The Framers of the Constitution believed that eligibility requirements for the presidency, which seem to trench on the right of voters to choose their leaders, are sometimes necessary to protect our constitutional democracy. Article II—the executive article—provides that the president must be 35 years old, a natural born citizen and must have lived in the United States for at least 14 years. These electoral checks and constitutional guardrails limit voters’ choices. The age and residency requirements reflect the Framers’ concerns about maturity and knowledge of the nation—its politics, problems and issues. The natural born citizen requirement sought protection from a foreign leader who might impose authority at odds with constitutional principles and republican values. These eligibility requirements met with little opposition since Americans viewed them as serving the higher goals of our constitutional order.

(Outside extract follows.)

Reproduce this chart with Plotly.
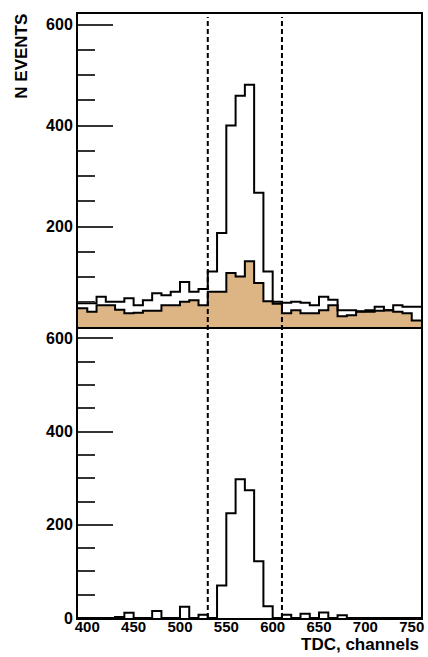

The Impeachment Clause—Article II, Section 4—reflects yet another constitutional limitation on voters’ rights to choose their president. The Framers’ implementation of an impeachment power to remove a president from office for a variety of offenses against the United States, including treason, bribery and high crimes and misdemeanors, may well counter the wishes of many voters, but was, in the estimation of the Framers, necessary to preserve the constitutional order. The impeachment power includes, moreover, the power of the Senate, if it were to remove a sitting president, to prevent the disgraced officer from ever holding another office under the authority of the United States. That power was intended to prevent the return to power of someone who had engaged in various attacks on our constitutional order, including violation of the oath of office, usurpation of power, violation of the laws of the United States and certainly insurrection and rebellion.
The concerns that motivated the Framers’ creation of the Impeachment Clause and disqualification from holding future office inspired the 39th Congress to draft section 3 of the 14th Amendment—the Disqualification Clause—which was ratified in 1868. This provision, enforced by the Colorado Supreme Court against Donald Trump, bars the return to power of someone who once took the oath of office and then engaged in, or aided and abetted, insurrection or rebellion against the United States. Like the Framers of the Constitution, the Republicans who controlled the 39th Congress believed electoral checks were sometimes necessary to preserve constitutional democracy.
The 22nd Amendment, ratified in 1951, likewise imposed electoral guardrails on the presidency. Motivated by President Franklin D. Roosevelt’s election to a fourth term in 1944, Republicans in Congress mobilized support to push through a constitutional amendment to limit the president to two terms. Growing concerns about executive aggrandizement of power linked to longevity in office were sufficiently strong to persuade the American people to once again limit their own voting options when it involved the presidency.
Opponents of the 22nd Amendment argued that it violated their voting rights, as do current opponents of the invocation of the Disqualification Clause of the 14th Amendment, but the overriding sense that a nation has a right to protect itself by restricting access to office prevailed among the American electorate.
Some provisions of the original Constitution, including protection for slavery and denial to women of the right to vote, for example, were clearly undemocratic but, over time, were amended out of the Constitution, as the American people came to recognize the cruelty and arbitrariness of those provisions that reflected anachronistic values of another age. But other provisions that seem undemocratic—Article II criteria for presidential eligibility, the Impeachment Clause, the Disqualification Clause of the 14th Amendment and the 22nd Amendment—because they impose limits on the choices of voters, have retained their vitality and relevance in an age marked by grave constitutional challenges. These voter-limiting provisions serve the greater interest of the nation—the necessity of preserving our constitutional democracy.